Símbolos, nación y béisbol

Javier Ortiz Cassiani
07 de octubre de 2018 - 11:00 p. m.

El béisbol con su exquisita parsimonia se resume en octubre. Para la tribu que sigue esta comparsa de cálculos, ritualidad y códigos tácitos, el fin de la temporada en los Estados Unidos llega lento para desparramar en otoño todas las emociones discretas acumuladas durante el año. El 12 de octubre de 1968, hace 50 años, en el desarrollo del protocolo previo a un encuentro de este deporte que suele atrincherarse en la tradición como principio ético, ocurrió un acontecimiento que cambió la manera como hasta el momento se habían hecho las cosas. José Feliciano fue el invitado para cantar el himno de los Estados Unidos en el quinto juego de la Serie Mundial entre los Cardenales y los Tigres en la ciudad de Detroit. Los símbolos estaban servidos. Era 1968, era 12 de octubre, Día de la Raza —como se estilaba decir en el mundo hispanohablante— o “Columbus Day” —como todavía dicen los norteamericanos—, y el cantante era un puertorriqueño. Un hispanic, un latino, porque las denominaciones del nacionalismo cotidiano opacan cualquier nomenclatura inventada por la oficialidad estatal.

José Feliciano, para entonces un joven de apenas 22 años, tomó su guitarra y cantó. Cantó con su bamboleo de invidente y voz apretada una versión inédita del himno lo más parecida a un blues, totalmente opuesta a la marcialidad militar con la que se solía interpretar. Detrás de él, de pie, los miembros de una banda con sus instrumentos musicales, que sólo estuvieron allí como decoración, miraban con esa mirada de los que pretenden disfrazar la incomodidad con una supuesta actitud distraída. Llovieron críticas. Colapsaron los teléfonos de la cadena de televisión NBC que transmitía el partido. Los militares veteranos lo putearon. Varias emisoras dejaron de poner sus canciones. Le cancelaron contratos. Y hubo hasta quienes pidieron la deportación de alguien que legalmente era ciudadano estadounidense.

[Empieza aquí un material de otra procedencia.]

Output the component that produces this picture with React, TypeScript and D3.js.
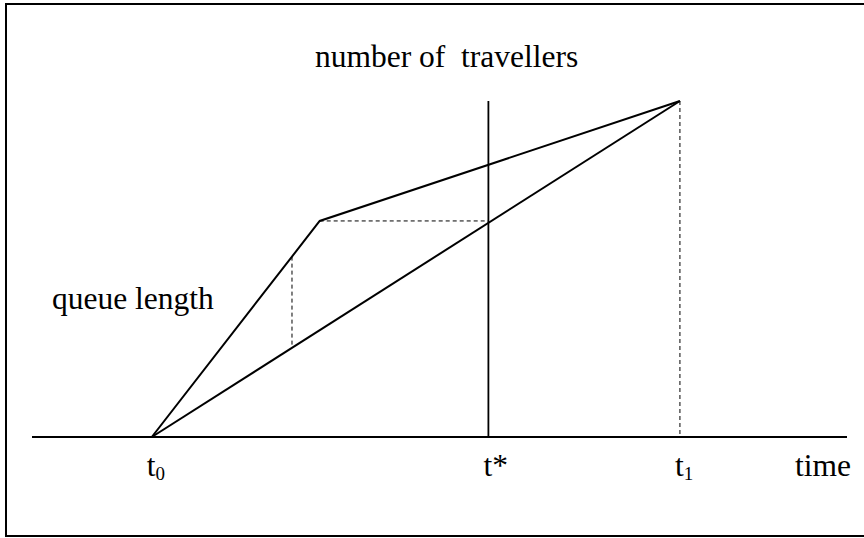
import * as d3 from "d3";
import { useEffect } from "react";

const width = 864;
const height = 538;

// cumulative arrivals (upper curve) and departures (lower curve)
const arrivalTimes = [1.47, 3.53, 7.95];
const arrivalCounts = [0, 6.43, 10];
const departureTimes = [1.47, 7.95];
const departureCounts = [0, 10];

// marker times
const queueTime = 3.19;
const tStar = 5.6;
const tickTimes = [1.47, 5.6, 7.95];
const tickMain = ["t", "t", "t"];
const tickSub = ["0", "", "1"];
const tickSup = ["", "*", ""];

const fontSize = 31.5;

export default function App() {
  useEffect(() => {
    document.body.style.margin = "0";
  }, []);

  const x = d3.scaleLinear().domain([0, 10]).range([32, 847]);
  const y = d3.scaleLinear().domain([0, 10]).range([437, 101]);

  const line = d3
    .line<[number, number]>()
    .x((d) => x(d[0]))
    .y((d) => y(d[1]));

  const arrivals = arrivalTimes.map((t, i) => [t, arrivalCounts[i]] as [number, number]);
  const departures = departureTimes.map((t, i) => [t, departureCounts[i]] as [number, number]);

  // count at a given time
  const arrivalAt = d3.scaleLinear().domain(arrivalTimes).range(arrivalCounts);
  const departureAt = d3.scaleLinear().domain(departureTimes).range(departureCounts);

  const kink = arrivals[1];
  const tEnd = departureTimes[departureTimes.length - 1];

  return (
    <svg
      width={width}
      height={height}
      style={{
        display: "block",
        background: "white",
        fontFamily: '"Liberation Serif", "Times New Roman", Times, serif',
        fontSize,
      }}
    >
      {/* frame */}
      <rect x={6} y={4} width={870} height={532} fill="none" stroke="black" strokeWidth={2} />

      {/* time axis */}
      <line x1={x(0)} x2={x(10)} y1={y(0)} y2={y(0)} stroke="black" strokeWidth={2} />

      {/* vertical at t* */}
      <line x1={x(tStar)} x2={x(tStar)} y1={y(0)} y2={y(10)} stroke="black" strokeWidth={1.8} />

      {/* dashed guides */}
      <line
        x1={x(queueTime)} x2={x(queueTime)}
        y1={y(arrivalAt(queueTime))} y2={y(departureAt(queueTime))}
        stroke="black" strokeWidth={1} strokeDasharray="4,3"
      />
      <line
        x1={x(kink[0])} x2={x(tStar)}
        y1={y(kink[1])} y2={y(kink[1])}
        stroke="black" strokeWidth={1} strokeDasharray="4,3"
      />
      <line
        x1={x(tEnd)} x2={x(tEnd)}
        y1={y(departureAt(tEnd))} y2={y(0)}
        stroke="black" strokeWidth={1} strokeDasharray="4,3"
      />

      {/* curves */}
      <path d={line(arrivals) ?? ""} fill="none" stroke="black" strokeWidth={2} />
      <path d={line(departures) ?? ""} fill="none" stroke="black" strokeWidth={2} />

      {/* labels */}
      <text x={315} y={67} style={{ whiteSpace: "pre" }}>number of  travellers</text>
      <text x={52} y={309}>queue length</text>
      <text x={795} y={476}>time</text>

      {tickTimes.map((t, i) => (
        <text key={i} x={x(t) - 5} y={476}>
          {tickMain[i]}
          {tickSub[i] && (
            <tspan fontSize={19} dy={4}>{tickSub[i]}</tspan>
          )}
          {tickSup[i] && <tspan>{tickSup[i]}</tspan>}
        </text>
      ))}
    </svg>
  );
}
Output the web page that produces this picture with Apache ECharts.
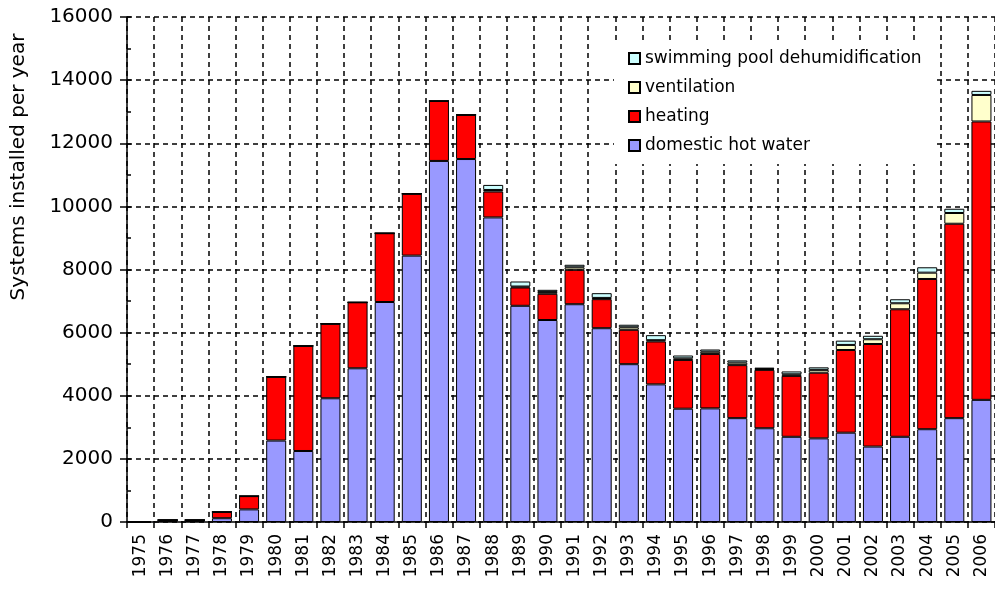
<!DOCTYPE html>
<html>
<head>
<meta charset="utf-8">
<script src="https://cdn.jsdelivr.net/npm/echarts@6/dist/echarts.min.js"></script>
<style>html,body{margin:0;padding:0;background:#fff;}#c{width:995px;height:591px;}</style>
</head>
<body>
<div id="c"></div>
<script>
var years = ['1975','1976','1977','1978','1979','1980','1981','1982','1983','1984','1985','1986','1987','1988','1989','1990','1991','1992','1993','1994','1995','1996','1997','1998','1999','2000','2001','2002','2003','2004','2005','2006'];
var domesticHotWater = [0,60,60,120,400,2580,2250,3920,4870,6970,8440,11440,11500,9650,6850,6400,6900,6140,5000,4360,3590,3600,3290,2970,2700,2650,2830,2390,2700,2940,3290,3870];
var heating = [0,0,0,200,420,2020,3330,2360,2090,2180,1960,1900,1400,820,580,830,1090,920,1090,1360,1545,1725,1680,1850,1930,2080,2620,3250,4040,4760,6160,8820];
var ventilation = [0,0,0,0,0,0,0,0,0,0,0,0,0,50,30,60,80,40,80,40,50,70,80,30,50,90,160,150,190,200,340,840];
var swimmingPool = [0,0,0,0,0,0,0,0,0,0,0,0,0,160,160,66,80,150,80,160,90,70,70,40,90,80,136,110,127,170,135,130];
var yTicks = [0,2000,4000,6000,8000,10000,12000,14000,16000];

var chart = echarts.init(document.getElementById('c'));
var font = 'DejaVu Sans';
var dash = {color:'#000', width:1.5, type:[5,4]};
function bar(name, data, color){
  return {name:name, type:'bar', stack:'total', data:data, barWidth:20,
    itemStyle:{color:color, borderColor:'#000', borderWidth:1}};
}
chart.setOption({
  animation:false,
  backgroundColor:'#fff',
  grid:{left:127, top:17, bottom:69, width:878},
  legend:{
    orient:'vertical', left:614, top:40, padding:[10,14,10,14],
    backgroundColor:'#fff', itemWidth:11, itemHeight:11, itemGap:12,
    icon:'rect',
    data:['swimming pool dehumidification','ventilation','heating','domestic hot water'],
    textStyle:{fontFamily:font, fontSize:17, color:'#000', lineHeight:17}
  },
  xAxis:{
    type:'category', data:years, boundaryGap:true,
    axisLine:{lineStyle:{color:'#000', width:1.5}},
    axisTick:{show:true, length:6, lineStyle:{color:'#000', width:1.5}},
    axisLabel:{rotate:90, interval:0, margin:12, fontFamily:font, fontSize:17, color:'#000'},
    splitLine:{show:true, interval:0, lineStyle:dash}
  },
  yAxis:[{
    type:'value', min:0, max:16000, interval:2000,
    axisLine:{show:true, lineStyle:{color:'#000', width:1.5}},
    axisTick:{show:true, length:7, lineStyle:{color:'#000', width:1.5}},
    axisLabel:{fontFamily:font, fontSize:20, color:'#000', margin:14,
      formatter:function(v){return yTicks.indexOf(v)>=0 ? String(v) : '';}},
    splitLine:{show:true, lineStyle:dash}
  },{
    type:'value', min:0, max:16000, interval:1000, position:'left',
    axisLine:{show:false},
    axisTick:{show:true, inside:true, length:4, lineStyle:{color:'#000', width:1.5}},
    axisLabel:{show:false}, splitLine:{show:false}
  }],
  graphic:[{
    type:'text', x:19, y:167, rotation:Math.PI/2,
    style:{text:'Systems installed per year', fontFamily:font, fontSize:20, fill:'#000',
      textAlign:'center', textVerticalAlign:'middle'}
  }],
  series:[
    bar('domestic hot water', domesticHotWater, '#9999FF'),
    bar('heating', heating, '#FF0000'),
    bar('ventilation', ventilation, '#FFFFCC'),
    bar('swimming pool dehumidification', swimmingPool, '#CCFFFF')
  ]
});
</script>
</body>
</html>
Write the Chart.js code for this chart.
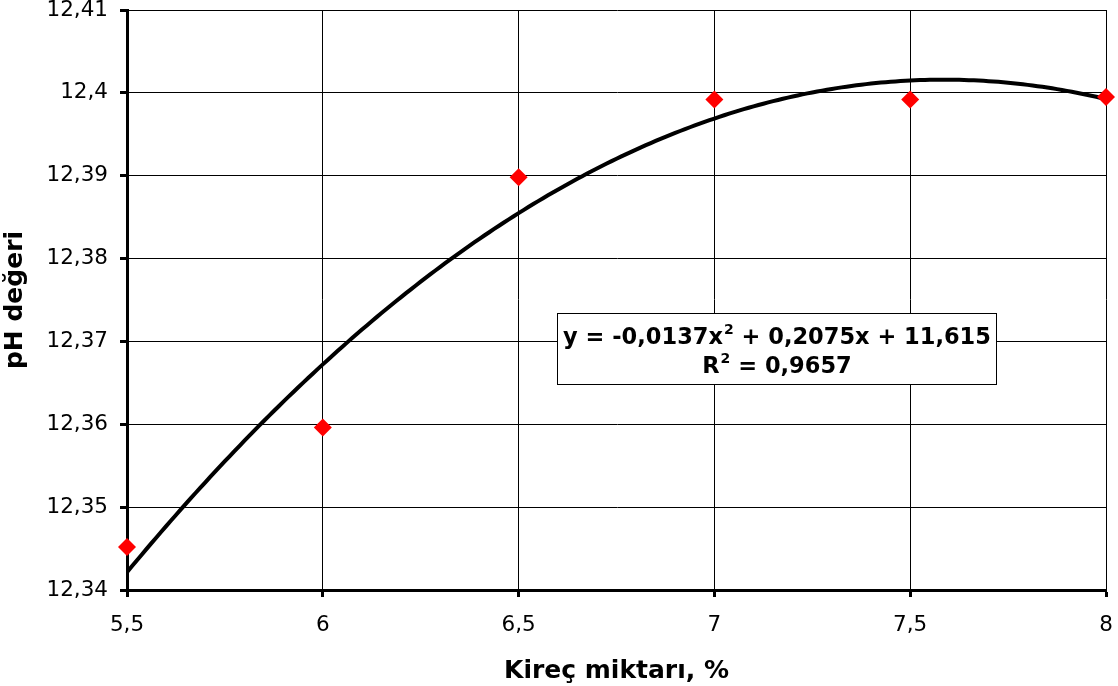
<!DOCTYPE html>
<html>
<head>
<meta charset="utf-8">
<script src="https://cdn.jsdelivr.net/npm/chart.js@4.4.0/dist/chart.umd.min.js"></script>
<style>
html,body{margin:0;padding:0;background:#fff;}
#wrap{width:1118px;height:686px;position:relative;}
</style>
</head>
<body>
<div id="wrap"><canvas id="c" width="1118" height="686"></canvas></div>
<script>
const kirecMiktari = [5.5, 6, 6.5, 7, 7.5, 8];
const phDegeri = [12.3452, 12.3596, 12.3898, 12.3992, 12.3992, 12.3995];
const xTicks = [5.5, 6, 6.5, 7, 7.5, 8];
const yTicks = [12.34, 12.35, 12.36, 12.37, 12.38, 12.39, 12.40, 12.41];
const equationText = ["y = -0,0137x", "2", " + 0,2075x + 11,615"];
const r2Text = ["R", "2", " = 0,9657"];
const xTitle = "Kireç miktarı, %";
const yTitle = "pH değeri";

// least-squares quadratic fit of the data (as the spreadsheet trendline)
function quadFit(xs, ys) {
  let S = [0,0,0,0,0], T = [0,0,0];
  for (let i = 0; i < xs.length; i++) {
    let p = 1;
    for (let k = 0; k < 5; k++) { S[k] += p; if (k < 3) T[k] += p * ys[i]; p *= xs[i]; }
  }
  const A = [[S[0],S[1],S[2],T[0]],[S[1],S[2],S[3],T[1]],[S[2],S[3],S[4],T[2]]];
  for (let i = 0; i < 3; i++) {
    for (let j = i+1; j < 3; j++) {
      const f = A[j][i] / A[i][i];
      for (let k = i; k < 4; k++) A[j][k] -= f * A[i][k];
    }
  }
  const c = [0,0,0];
  for (let i = 2; i >= 0; i--) {
    let s = A[i][3];
    for (let k = i+1; k < 3; k++) s -= A[i][k] * c[k];
    c[i] = s / A[i][i];
  }
  return c;
}
const coef = quadFit(kirecMiktari, phDegeri);
const trend = [];
const xMin = kirecMiktari[0], xMax = kirecMiktari[kirecMiktari.length-1];
for (let i = 0; i <= 200; i++) {
  const x = xMin + (xMax - xMin) * i / 200;
  trend.push({x: x, y: coef[0] + coef[1]*x + coef[2]*x*x});
}
const points = kirecMiktari.map((x, i) => ({x: x, y: phDegeri[i]}));

const FONT = "'DejaVu Sans', Verdana, sans-serif";

const boxPlugin = {
  id: 'eqbox',
  afterDraw(chart) {
    const ctx = chart.ctx;
    const ca = chart.chartArea;
    const bx = ca.left + 430, by = ca.top + 303, bw = 439, bh = 71;
    ctx.save();
    ctx.fillStyle = '#fff';
    ctx.fillRect(bx, by, bw, bh);
    ctx.strokeStyle = '#000';
    ctx.lineWidth = 1;
    ctx.strokeRect(bx + 0.5, by + 0.5, bw, bh);
    ctx.fillStyle = '#000';
    ctx.textBaseline = 'alphabetic';
    ctx.textAlign = 'left';
    const big = "bold 22.5px " + FONT, small = "bold 14px " + FONT;
    function line(parts, cy) {
      ctx.font = big; const w0 = ctx.measureText(parts[0]).width, w2 = ctx.measureText(parts[2]).width;
      ctx.font = small; const w1 = ctx.measureText(parts[1]).width;
      let x = bx + bw/2 - (w0 + w1 + w2)/2;
      ctx.font = big; ctx.fillText(parts[0], x, cy); x += w0;
      ctx.font = small; ctx.fillText(parts[1], x + 1, cy - 10); x += w1 + 1;
      ctx.font = big; ctx.fillText(parts[2], x, cy);
    }
    line(equationText, by + 31);
    line(r2Text, by + 60);
    ctx.restore();
  }
};

new Chart(document.getElementById('c'), {
  type: 'scatter',
  data: {
    datasets: [
      {
        label: 'trend',
        data: trend,
        showLine: true,
        borderColor: '#000',
        borderWidth: 4,
        pointRadius: 0,
        tension: 0,
        order: 2
      },
      {
        label: 'pH',
        data: points,
        showLine: false,
        pointStyle: 'rectRot',
        pointRadius: 9,
        pointHoverRadius: 9,
        backgroundColor: '#ff0000',
        borderColor: '#ff0000',
        borderWidth: 0,
        order: 1,
        clip: false
      }
    ]
  },
  options: {
    responsive: false,
    animation: false,
    events: [],
    layout: { padding: { top: 10, right: 12, left: 0, bottom: 0 } },
    plugins: { legend: { display: false }, tooltip: { enabled: false } },
    scales: {
      x: {
        type: 'linear',
        min: 5.5, max: 8,
        afterBuildTicks(s) { s.ticks = xTicks.map(v => ({value: v})); },
        afterFit(s) { s.height = 96; s.paddingLeft = 0; s.paddingRight = 0; },
        grid: { color: '#000', lineWidth: 1, tickLength: 7, tickWidth: 3, tickColor: '#000', drawOnChartArea: true },
        border: { display: true, color: '#000', width: 3 },
        ticks: {
          color: '#000', font: { family: FONT, size: 21.5 }, padding: 16,
          callback: v => String(v).replace('.', ',')
        },
        title: { display: true, text: xTitle, color: '#000', font: { family: FONT, size: 25, weight: 'bold' }, padding: { top: 4, bottom: 0 } }
      },
      y: {
        type: 'linear',
        min: 12.34, max: 12.41,
        afterBuildTicks(s) { s.ticks = yTicks.map(v => ({value: v})); },
        afterFit(s) { s.width = 127; s.paddingTop = 0; s.paddingBottom = 0; },
        grid: { color: '#000', lineWidth: 1, tickLength: 7, tickWidth: 3, tickColor: '#000', drawOnChartArea: true },
        border: { display: true, color: '#000', width: 3 },
        ticks: {
          color: '#000', font: { family: FONT, size: 21.5 }, padding: 12,
          callback: v => String(Math.round(v*100)/100).replace('.', ',')
        },
        title: { display: true, text: yTitle, color: '#000', font: { family: FONT, size: 25, weight: 'bold' }, padding: { top: 0, bottom: 6 } }
      }
    }
  },
  plugins: [boxPlugin]
});
</script>
</body>
</html>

Sabemos lo que vino después. Aquel hombre latino, caribeño de un estado de segunda de los Estados Unidos de América, se convirtió en el precursor incómodo de algo que se pondría de moda en los espectáculos deportivos de ese país: invitar a una estrella de la música para que le ponga su sello personal a la entonación del himno. Las paradojas de la nación. Un puertorriqueño encargado de cantar The Star-Splanged Banner —el mayor símbolo de la identidad norteamericana— lo hace de forma heterodoxa y lo lapidan, pero se convierte en el pionero de una de las formas más celebradas del nacionalismo deportivo de los Estados Unidos. Después de muchos años el béisbol ha tratado de resarcirse con Feliciano. En varias ocasiones lo han invitado a cantar el himno en partidos importantes de las ligas mayores. Él sigue interpretando la misma versión blueseada que cantó en Detroit en el 68, y en junio de este año donó al Museo Nacional de Historia en Washington la guitarra con la que lo interpretó.

Tiene sentido recordarlo ahora en estos días en que se cumplen 50 años de aquel acontecimiento. En los que Trump parece ponerse, otra vez, en el ojo del huracán María que devastó el año pasado a Puerto Rico, para negar la cifra de muertos que dejó la tragedia. Y cuando comienza la postemporada de este maravilloso deporte de pacientes pasiones, tan lleno de códigos, de rituales, de símbolos; tan lleno de peloteros latinos y caribeños sin los que este juego sería otra cosa.